Carlos Sainz w Warszawie. Na zaproszenie Toyota Motor Poland do Warszawy przyjechał Carlos Sainz – dwukrotny rajdowy mistrz świata. Mistrz wraz ze swoim pilotem Luisem Moyą dał popis jazdy rajdowej na warszawskim Bemowie, przewiózł także swoją rajdówką (Toyotą Corollą) ambasadora Japoni w Polsce.
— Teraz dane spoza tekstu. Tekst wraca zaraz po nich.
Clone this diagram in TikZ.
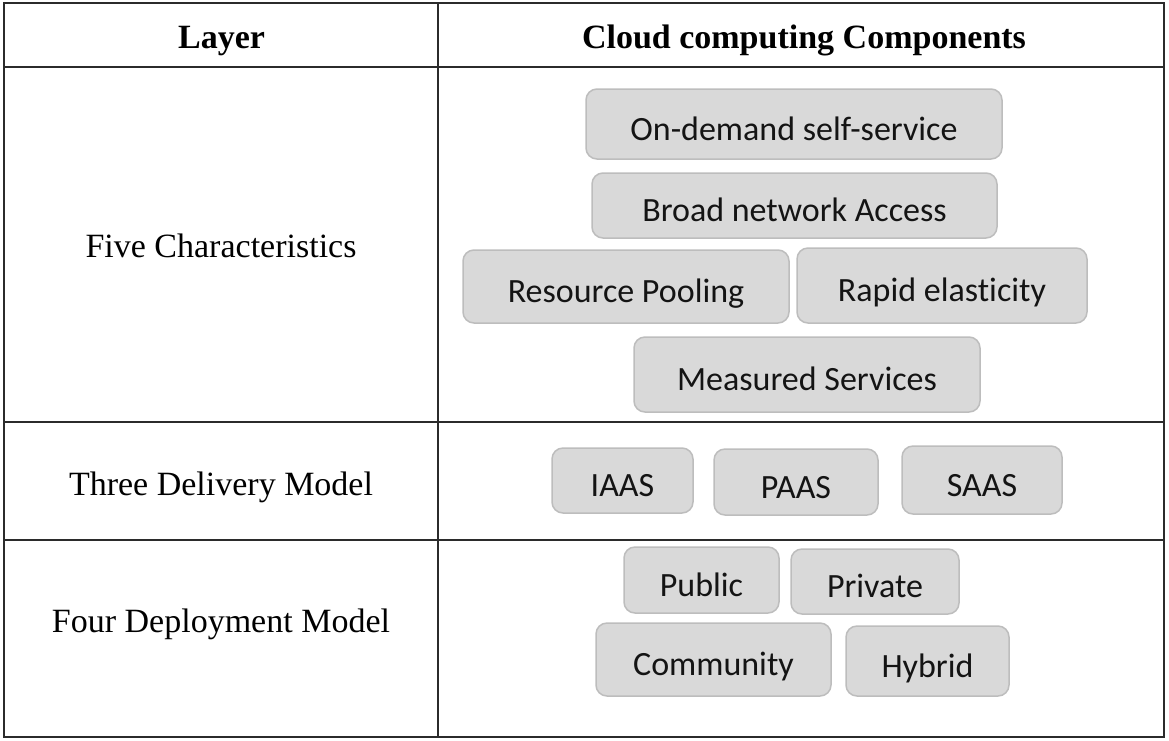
\documentclass[tikz,border=0pt]{standalone}
\usepackage{fontspec}
\setmainfont{Liberation Serif}
\newfontfamily\boxfont[Ligatures={NoCommon,NoContextual}]{Carlito}
\definecolor{rulecol}{HTML}{2B2B2B}
\definecolor{boxfill}{HTML}{D9D9D9}
\definecolor{boxline}{HTML}{BDBDBD}
\definecolor{boxtext}{HTML}{141414}
\tikzset{
  layerlabel/.style={anchor=base, inner sep=0pt, font=\fontsize{34}{40}\selectfont},
  headlabel/.style={layerlabel, font=\fontsize{34}{40}\selectfont\bfseries},
  cbox/.style={draw=boxline, fill=boxfill, line width=1.5pt, rounded corners=11pt,
    inner sep=0pt, outer sep=0pt, text=boxtext, text height=32pt, text depth=0pt,
    font=\fontsize{34}{40}\selectfont\boxfont},
  tablerule/.style={draw=rulecol, line width=1.8pt}
}
\begin{document}
\begin{tikzpicture}[x=1pt, y=-1pt]
\useasboundingbox (0,0) rectangle (1169,740);
\fill[white] (0,0) rectangle (1169,740);

% table frame and rules
\path[tablerule] (4,3) rectangle (1164,737);
\path[tablerule] (438,3) -- (438,737);
\path[tablerule] (4,67) -- (1164,67);
\path[tablerule] (4,422) -- (1164,422);
\path[tablerule] (4,540) -- (1164,540);

% header
\node[headlabel] (hlayer) at (221.5,48) {Layer};
\node[headlabel] (hcomp) at (804,48) {Cloud computing Components};

% layer names
\node[layerlabel] (five) at (221,257) {Five Characteristics};
\node[layerlabel] (three) at (221,495) {Three Delivery Model};
\node[layerlabel] (four) at (221,632) {Four Deployment Model};

% five characteristics
\node[cbox, minimum width=416pt, minimum height=70pt] (ondemand) at (794,124) {On-demand self-service};
\node[cbox, minimum width=405pt, minimum height=65pt] (broad) at (794.5,205.5) {Broad network Access};
\node[cbox, minimum width=326pt, minimum height=73pt] (pooling) at (626,286.5) {Resource Pooling};
\node[cbox, minimum width=290pt, minimum height=75pt] (elastic) at (942,285.5) {Rapid elasticity};
\node[cbox, minimum width=346pt, minimum height=75pt] (measured) at (807,374.5) {Measured Services};

% delivery models
\node[cbox, minimum width=141pt, minimum height=65pt] (iaas) at (622.5,480.5) {IAAS};
\node[cbox, minimum width=164pt, minimum height=66pt] (paas) at (796,482) {PAAS};
\node[cbox, minimum width=160pt, minimum height=68pt] (saas) at (982,480) {SAAS};

% deployment models
\node[cbox, minimum width=155pt, minimum height=66pt] (public) at (701.5,580) {Public};
\node[cbox, minimum width=168pt, minimum height=65pt] (private) at (875,581.5) {Private};
\node[cbox, minimum width=235pt, minimum height=73pt] (community) at (713.5,659.5) {Community};
\node[cbox, minimum width=163pt, minimum height=70pt] (hybrid) at (927.5,661) {Hybrid};
\end{tikzpicture}
\end{document}
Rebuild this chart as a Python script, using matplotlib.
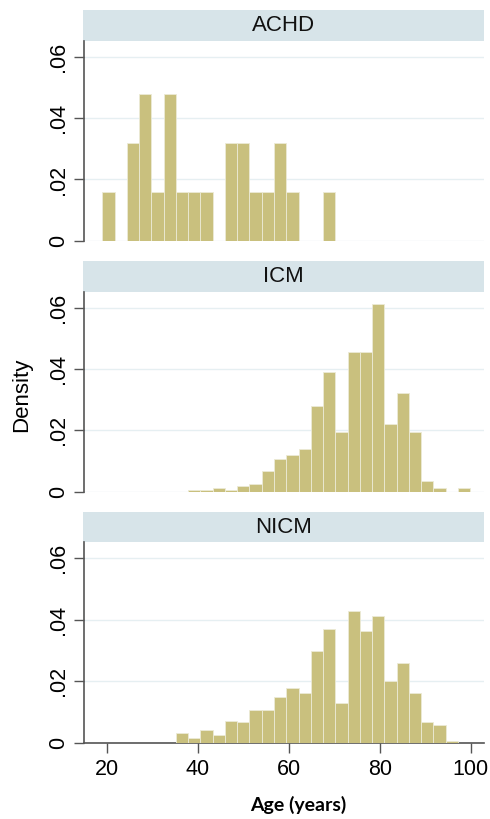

Toyota Corolla Carlosa Sainza Foto: Auto Świat
Toyota Corolla Carlosa Sainza

Ceny na giełdach – wrzesień 1998. Wrzesień na giełdach samochodowych zawsze oznaczał pewne ożywienie po wakacyjnym zastoju. Najwięcej ofert dotyczyło samochodów z lat 1990-95, a więc 4-9-letnich. Młodsze pojawiały się sporadycznie i kosztowały fortunę. Do najdroższych aut oferowanych wówczas na giełdach należało Porsche 911 Carrera. Za egzemplarz z 1993 r., a więc 6-letni należało zapłacić 102 tys. zł.

Porsche 911 Carrera 3.6 Speedster Foto: Porsche / Auto Świat
Porsche 911 Carrera 3.6 Speedster

Mercedesy E z tego samego rocznika kosztowały w zależności od wersji silnikowej od 45 do 77 tys. zł. BMW "trójki" z 1993 r. wyceniano na 35 tys. zł, a "piątki" na ok. 40 tys. zł.

Audi 80 z rocznika '93 można było kupić za 32-34 tys. zł, a nowsze egzemplarze A4 wyceniano na 44 tys. zł (pięcioletnie) aż po 66 tys. zł (z rocznika '97).

Duża była oferta w miarę nowych aut polskiej produkcji oraz z tzw. demoludów. Roczny Polonez Caro 1.4 kosztował 19 500 zł, a trzyleni – 15 600 zł. Czteroletnie Łady można było kupić za 12-13 tys. zł, a Skodę Felicję za 19-20 tys. zł.